Here are profiles of two of All Sports’ alumni, and how they are winning in the game of life:

  • Labrawn Saffold was seriously injured in an automobile accident when he was 16-years-old, ending up confined to a wheelchair. However, the chair only confines his body, not his mind or his spirit. Thanks to his involvement with All Sports, Lebrawn is currently enrolled at Hillsborough Community College. More importantly, he is busy mentoring students at his high school alma mater, King High, who in turn travel with him to Tampa’s Academy Prep to mentor students there.

  • Adedayo Banwo traveled on city buses three times a week to help with All Sports sponsored activities. It made him determined to escape the poverty of his Robles Park public housing neighborhood. Through his hard work and dedication, and by giving back, Adedayo was able to attend North Carolina State University, thanks in large part to a $100,000 scholarship from the Park Foundation. He later enrolled at Duke University, eventually spending a year at Cambridge University, where he earned a master's degree in philosophy and law. He is now in the first stages of a budding legal career.

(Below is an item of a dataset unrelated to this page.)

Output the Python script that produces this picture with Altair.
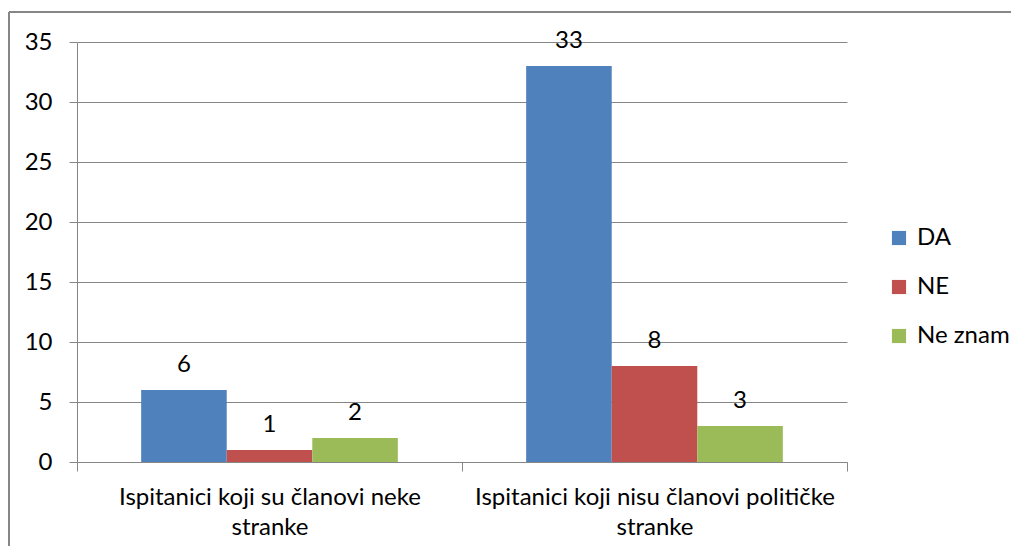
import altair as alt
import pandas as pd

groups = ["Ispitanici koji su članovi neke stranke",
          "Ispitanici koji nisu članovi političke stranke"]
series = ["DA", "NE", "Ne znam"]
values_da = [6, 33]
values_ne = [1, 8]
values_nz = [2, 3]
colors = ["#4F81BD", "#C0504D", "#9BBB59"]
y_ticks = [0, 5, 10, 15, 20, 25, 30, 35]

rows = []
for i, g in enumerate(groups):
    for s, vals in zip(series, [values_da, values_ne, values_nz]):
        rows.append({"group": g, "series": s, "value": vals[i]})
df = pd.DataFrame(rows)

FONT = "Lato"
FS = 24
GRAY = "#868686"

x_enc = alt.X("group:N", sort=groups, title=None,
              scale=alt.Scale(paddingInner=0, paddingOuter=0),
              axis=alt.Axis(tickBand="extent", labelAngle=0, labelLimit=0,
                            labelExpr="[slice(datum.label, 0, lastindexof(datum.label, ' ')), slice(datum.label, lastindexof(datum.label, ' ') + 1)]",
                            labelLineHeight=30, labelPadding=14, tickSize=9,
                            domainColor=GRAY, tickColor=GRAY, grid=False))
xo_enc = alt.XOffset("series:N", sort=series,
                     scale=alt.Scale(paddingInner=0, paddingOuter=0.75))
y_enc = alt.Y("value:Q", title=None,
              scale=alt.Scale(domain=[0, 35], nice=False),
              axis=alt.Axis(values=y_ticks, tickSize=8, labelPadding=17,
                            domainColor=GRAY, tickColor=GRAY, gridColor=GRAY))

bars = alt.Chart(df).mark_bar().encode(
    x=x_enc, xOffset=xo_enc, y=y_enc,
    color=alt.Color("series:N", sort=series, title=None,
                    scale=alt.Scale(domain=series, range=colors),
                    legend=alt.Legend(orient="none", legendX=810, legendY=184,
                                      symbolType="square", symbolSize=200,
                                      symbolStrokeWidth=0, rowPadding=25,
                                      labelFontSize=FS, labelFont=FONT,
                                      labelColor="black", labelOffset=6))
)
labels = alt.Chart(df).mark_text(fontSize=FS, font=FONT, color="black",
                                 baseline="alphabetic", dy=-18).encode(
    x=alt.X("group:N", sort=groups), xOffset=alt.XOffset("series:N", sort=series),
    y="value:Q", text="value:Q"
)
frame = alt.Chart(alt.Data(values=[{}])).mark_rule(color=GRAY, strokeWidth=2)
top_line = frame.encode(x=alt.value(-68), x2=alt.value(934), y=alt.value(-30))
left_line = frame.encode(x=alt.value(-68), y=alt.value(-30), y2=alt.value(600))

chart = alt.layer(bars, labels, top_line, left_line).properties(
    width=770, height=420,
    autosize=alt.AutoSizeParams(type="none"),
    padding={"left": 69, "top": 34, "right": 164, "bottom": 84},
).configure_view(stroke=None).configure_axis(
    labelFont=FONT, labelFontSize=FS, labelColor="black"
)

chart.save("out.html", embed_options={"renderer": "svg", "actions": False})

These are only two shining examples of the hundreds of young lives and minds shaped by the organization started by Keys over two decades ago. Tyrone has successfully lived out Einstein’s dictum on giving back. By doing so, he’s earned the reward spelled out beautifully by poet Maya Angelou, who said, “I have found that among its other benefits, giving liberates the soul of the giver.”

If her words are true, Tyrone Keys is not only a giver; He is a free soul, indeed.